The field of logistics is little known but can be very lucrative. It also happens to be an excellent fit for veterans, involving many of the same skills in strategic planning, optimization, and situational adaptability that they learn while deployed. Furthermore, logistics jobs can be found anywhere in the world, making them a great match for veterans who wish to continue traveling throughout their civilian career.
Comparison of Jobs in Logistics
|Job Title||Median Salary (2016)*||Job Growth (2016-2026)*||Applicable Military Skills/Traits|
|Logistician||$74,170||7%||Leadership skills, strategic planning abilities, interpersonal skills|
|Industrial Production Manager||$97,140||-1%||Leadership skills, the ability to troubleshoot, analysis skills|
|Wholesale and Manufacturing Sales Representatives||$60,530||5%||Interpersonal and negotiation strengths, language skills|
|Purchasing Managers, Buyers, and Purchasing Agents||$64,850||-3%||Strategic planning skills, interpersonal and negotiation abilities, language skills, an eye for quality|
|Heavy and Tractor-trailer Truck Drivers||$41,340||6%||Ability to troubleshoot, solid driving skills, commercial driver's license (CDL)|
Source:*Bureau of Labor Statistics. The salaries presented here are for U.S. based jobs and may not reflect salaries for the overseas counterpart.
What Makes These Great Overseas Logistics Jobs
Logistics as a career path involves managing how a product is moved through design, production, dissemination, and, eventually, disposal. Many of the skills that veterans learn while deployed translate well to this work, and employers in this field are often excited to bring veterans onto their team. Negotiation and bartering, strategic planning, troubleshooting, and language skills are all directly applicable to work in logistics. This field is also ripe with opportunity to work abroad, and although none of the careers listed are specific to international logistics, opportunities for overseas work often exist.
Unsurprisingly the job that tops this list has the same title as the larger category of jobs discussed here. Logisticians work within an organization's supply chain to manage the life cycle of a product from creation to disposal. They are also responsible for developing client relations and strategizing ways to minimize costs. These are fast paced positions that require quick thinking and often a significant amount of travel, which are familiar to many veterans. A bachelor's degree is often preferred for these positions, although an associate's degree or related work experience may suffice.
Industrial Production Manager
Industrial production managers work on the logistics of one industrial plant. They deal with the operations there and step back once the product has left their facility. People in these jobs need to be great leaders, able to manage a variety of personalities as well as different issues on the production line. The teaching and leadership skills as well as the abilities to think quickly and analyze a situation learned while in the military all come in handy in this position. A bachelor's degree and relevant work experience are usually required to get a job as an industrial production manager.
Wholesale and Manufacturing Sales Representative
Individuals who work as wholesale and manufacturing sales representatives are responsible for selling a product to retailers. These jobs require strong interpersonal skills, and a familiarity with bargaining and negotiating practices are highly desirable.
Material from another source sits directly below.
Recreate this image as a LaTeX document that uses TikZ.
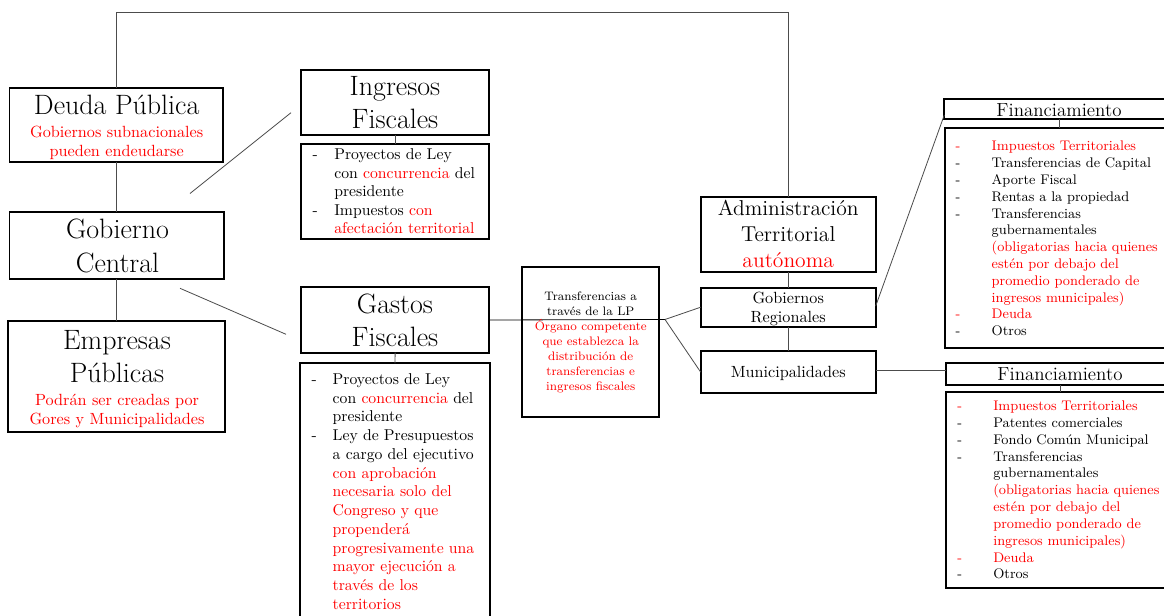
\documentclass[tikz,border=0pt]{standalone}
\usetikzlibrary{fit,calc}
\definecolor{conncol}{gray}{0.3}
\tikzset{
  box/.style={draw=black, line width=1.0pt, rectangle, inner sep=0pt, outer sep=0pt},
  conn/.style={draw=conncol, line width=0.5pt},
  txt/.style={inner sep=0pt, outer sep=0pt, anchor=base},
  txl/.style={inner sep=0pt, outer sep=0pt, anchor=base west},
  bigf/.style={font=\fontsize{17.28}{20}\selectfont},
  subf/.style={font=\fontsize{10}{12}\selectfont},
  lstf/.style={font=\fontsize{9.7}{11.6}\selectfont},
  trf/.style={font=\fontsize{7.6}{9}\selectfont},
  admf/.style={font=\fontsize{13.3}{16}\selectfont},
  regf/.style={font=\fontsize{10}{12}\selectfont},
  finhf/.style={font=\fontsize{11.7}{14}\selectfont},
  finf/.style={font=\fontsize{8.6}{10.4}\selectfont},
}
\begin{document}
\begin{tikzpicture}[x=0.6173pt,y=-0.6173pt]
\useasboundingbox (0,0) rectangle (1164,616);
\clip (0,0) rectangle (1164,616);

% ---------- boxes ----------
\node[box, fit={(9.5,88) (222.7,162.3)}] (deuda) {};
\node[box, fit={(9.5,211.7) (224.3,279.3)}] (gob) {};
\node[box, fit={(8.3,320.7) (225.3,432)}] (emp) {};
\node[box, fit={(301,70) (489.3,135)}] (ingT) {};
\node[box, fit={(301,144) (489.3,239.3)}] (ingL) {};
\node[box, fit={(301,287.3) (489.3,352.7)}] (gasT) {};
\node[box, fit={(300,363.3) (490,640)}] (gasL) {};
\node[box, fit={(521.7,266.7) (659.3,417.3)}] (trans) {};
\node[box, fit={(700.7,196.7) (875.7,272)}] (admin) {};
\node[box, fit={(700.7,287.7) (875.7,326.7)}] (greg) {};
\node[box, fit={(700.7,351) (875.7,393.3)}] (muni) {};
\node[box, fit={(944.3,99.3) (1174,119.3)}] (fin1) {};
\node[box, fit={(945,128.3) (1174,348.3)}] (fin1L) {};
\node[box, fit={(946,363.3) (1175,385)}] (fin2) {};
\node[box, fit={(946,391.7) (1175,587.7)}] (fin2L) {};

% ---------- connectors ----------
\coordinate (topY) at (117,12);
\draw[conn] (deuda.north) |- (admin.north |- topY) -- (admin.north);
\draw[conn] (deuda.south) -- (deuda.south |- gob.north);
\draw[conn] (gob.south) -- (gob.south |- emp.north);
\coordinate (d1a) at (190,193.5);
\coordinate (d1b) at (291,112.7);
\draw[conn] (d1a) -- (d1b);
\coordinate (d2a) at (180,288.3);
\coordinate (d2b) at (286,334.3);
\draw[conn] (d2a) -- (d2b);
\draw[conn] (ingT.south) -- (ingL.north);
\draw[conn] (gasT.south) -- (gasL.north);
\coordinate (hub) at (665,319.5);
\draw[conn, draw=black] (gasT.east) -- (hub);
\draw[conn] (hub) -- (greg.west);
\draw[conn] (hub) -- (muni.west);
\draw[conn] (admin.south) -- (greg.north);
\draw[conn] (greg.south) -- (muni.north);
\draw[conn] ([yshift=0.7pt]greg.east) -- ([yshift=-3.5pt]fin1.west);
\draw[conn] ([yshift=0.9pt]muni.east) -- ([yshift=0.9pt]muni.east -| fin2.west);
\draw[conn] (fin1.south -| 1059,0) -- (fin1L.north -| 1059,0);
\draw[conn] (fin2.south -| 1060,0) -- (fin2L.north -| 1060,0);

% ---------- left column ----------
\node[txt,bigf] (deudaT) at (116.7,115) {Deuda Pública};
\node[txt,subf,red] (deudaS1) at (116.7,137.7) {Gobiernos subnacionales};
\node[txt,subf,red] (deudaS2) at (116.7,156.7) {pueden endeudarse};

\node[txt,bigf] (gobT1) at (117.5,238.3) {Gobierno};
\node[txt,bigf] (gobT2) at (117.5,272.7) {Central};

\node[txt,bigf] (empT1) at (117,349.3) {Empresas};
\node[txt,bigf] (empT2) at (117,382.7) {Públicas};
\node[txt,subf,red] (empS1) at (117,406) {Podrán ser creadas por};
\node[txt,subf,red] (empS2) at (117,425) {Gores y Municipalidades};

% ---------- ingresos ----------
\node[txt,bigf] (ingT1) at (395,95.7) {Ingresos};
\node[txt,bigf] (ingT2) at (395,129) {Fiscales};
\node[txl,lstf] (ingD1) at (312.5,160) {-};
\node[txl,lstf] (ingL1) at (334.3,160) {Proyectos de Ley};
\node[txl,lstf] (ingL2) at (334.3,178.5) {con \textcolor{red}{concurrencia} del};
\node[txl,lstf] (ingL3) at (334.3,197) {presidente};
\node[txl,lstf] (ingD2) at (312.5,215.5) {-};
\node[txl,lstf] (ingL4) at (334.3,215.5) {Impuestos \textcolor{red}{con}};
\node[txl,lstf,red] (ingL5) at (334.3,234) {afectación territorial};

% ---------- gastos ----------
\node[txt,bigf] (gasT1) at (395,313.3) {Gastos};
\node[txt,bigf] (gasT2) at (395,346.7) {Fiscales};
\node[txl,lstf] (gasD1) at (311.5,384.3) {-};
\node[txl,lstf] (gasL1) at (332.7,384.3) {Proyectos de Ley};
\node[txl,lstf] (gasL2) at (332.7,403.05) {con \textcolor{red}{concurrencia} del};
\node[txl,lstf] (gasL3) at (332.7,421.8) {presidente};
\node[txl,lstf] (gasD2) at (311.5,440.55) {-};
\node[txl,lstf] (gasL4) at (332.7,440.55) {Ley de Presupuestos};
\node[txl,lstf] (gasL5) at (332.7,459.3) {a cargo del ejecutivo};
\node[txl,lstf,red] (gasL6) at (332.7,478.05) {con aprobación};
\node[txl,lstf,red] (gasL7) at (332.7,496.8) {necesaria solo del};
\node[txl,lstf,red] (gasL8) at (332.7,515.55) {Congreso y que};
\node[txl,lstf,red] (gasL9) at (332.7,534.3) {propenderá};
\node[txl,lstf,red] (gasL10) at (332.7,553.05) {progresivamente una};
\node[txl,lstf,red] (gasL11) at (332.7,571.8) {mayor ejecución a};
\node[txl,lstf,red] (gasL12) at (332.7,590.55) {través de los};
\node[txl,lstf,red] (gasL13) at (332.7,609.3) {territorios};

% ---------- transferencias ----------
\node[txt,trf] (tr1) at (590.7,301) {Transferencias a};
\node[txt,trf] (tr2) at (590.7,315.9) {través de la LP};
\node[txt,trf,red] (tr3) at (590.7,330.8) {Órgano competente};
\node[txt,trf,red] (tr4) at (590.7,345.7) {que establezca la};
\node[txt,trf,red] (tr5) at (590.7,360.6) {distribución de};
\node[txt,trf,red] (tr6) at (590.7,375.5) {transferencias e};
\node[txt,trf,red] (tr7) at (590.7,390.4) {ingresos fiscales};

% ---------- administración ----------
\node[txt,admf] (ad1) at (788.2,215.7) {Administración};
\node[txt,admf] (ad2) at (788.2,241.7) {Territorial};
\node[txt,admf,red] (ad3) at (788.2,267.3) {autónoma};
\node[txt,regf] (gr1) at (788.2,303.3) {Gobiernos};
\node[txt,regf] (gr2) at (788.2,322.7) {Regionales};
\node[txt,regf] (mu1) at (788.2,377.3) {Municipalidades};

% ---------- financiamiento 1 ----------
\node[txt,finhf] (fh1) at (1059,116.7) {Financiamiento};
\node[txl,finf,red] (fa0) at (955.5,151) {-};
\node[txl,finf,red] (fa1) at (991.7,151) {Impuestos Territoriales};
\node[txl,finf] (fb0) at (955.5,167.8) {-};
\node[txl,finf] (fb1) at (991.7,167.8) {Transferencias de Capital};
\node[txl,finf] (fc0) at (955.5,184.6) {-};
\node[txl,finf] (fc1) at (991.7,184.6) {Aporte Fiscal};
\node[txl,finf] (fd0) at (955.5,201.4) {-};
\node[txl,finf] (fd1) at (991.7,201.4) {Rentas a la propiedad};
\node[txl,finf] (fe0) at (955.5,218.2) {-};
\node[txl,finf] (fe1) at (991.7,218.2) {Transferencias};
\node[txl,finf] (fe2) at (991.7,235) {gubernamentales};
\node[txl,finf,red] (fe3) at (991.7,251.8) {(obligatorias hacia quienes};
\node[txl,finf,red] (fe4) at (991.7,268.6) {estén por debajo del};
\node[txl,finf,red] (fe5) at (991.7,285.4) {promedio ponderado de};
\node[txl,finf,red] (fe6) at (991.7,302.2) {ingresos municipales)};
\node[txl,finf,red] (ff0) at (955.5,319) {-};
\node[txl,finf,red] (ff1) at (991.7,319) {Deuda};
\node[txl,finf] (fg0) at (955.5,335.8) {-};
\node[txl,finf] (fg1) at (991.7,335.8) {Otros};

% ---------- financiamiento 2 ----------
\node[txt,finhf] (fh2) at (1060,380.7) {Financiamiento};
\node[txl,finf,red] (ma0) at (957.3,410.7) {-};
\node[txl,finf,red] (ma1) at (993.3,410.7) {Impuestos Territoriales};
\node[txl,finf] (mb0) at (957.3,427.5) {-};
\node[txl,finf] (mb1) at (993.3,427.5) {Patentes comerciales};
\node[txl,finf] (mc0) at (957.3,444.4) {-};
\node[txl,finf] (mc1) at (993.3,444.4) {Fondo Común Municipal};
\node[txl,finf] (md0) at (957.3,461.2) {-};
\node[txl,finf] (md1) at (993.3,461.2) {Transferencias};
\node[txl,finf] (md2) at (993.3,478) {gubernamentales};
\node[txl,finf,red] (md3) at (993.3,494.9) {(obligatorias hacia quienes};
\node[txl,finf,red] (md4) at (993.3,511.7) {estén por debajo del};
\node[txl,finf,red] (md5) at (993.3,528.5) {promedio ponderado de};
\node[txl,finf,red] (md6) at (993.3,545.3) {ingresos municipales)};
\node[txl,finf,red] (me0) at (957.3,562.2) {-};
\node[txl,finf,red] (me1) at (993.3,562.2) {Deuda};
\node[txl,finf] (mf0) at (957.3,579) {-};
\node[txl,finf] (mf1) at (993.3,579) {Otros};
\end{tikzpicture}
\end{document}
Language skills can also be quite helpful, opening a company to markets that would otherwise be closed. The level of education required depends on what is being sold. Non-technical products, like food or clothes, may only require a high school degree, while products that utilize science and engineering often necessitate sales representatives to have a bachelor's degree in a pertinent field. Both global and domestic companies may require a significant amount of travel.
Purchasing Manager, Buyer, and Purchasing Agent
Those who work on buying for an organization are responsible for strategically organizing the company's needs to ensure they have products of the best possible quality and price. They interact with suppliers and may manage the contracts that a company maintains. A discerning eye coupled with great planning and interpersonal skills are traits learned in the military that are integral to success in this job. Language skills can also be very helpful. Most employers require a bachelor's degree for lower level positions, as well as some prior experience when hiring for management.
Heavy and Tractor-trailer Truck Driver
For those who wish to get into logistics, but don't have the experience to apply for the jobs listed above, becoming a trucker may be a great way to get a foot in the door. Heavy and tractor-trailer truck drivers transport goods from one place to another. They often deal with long hours on the road, mechanical issues, and adverse driving conditions, so this job requires great troubleshooting skills. No advanced degrees are required, but a high school diploma and training for professional truck drivers is typical. A commercial driver's license (CDL) is a must.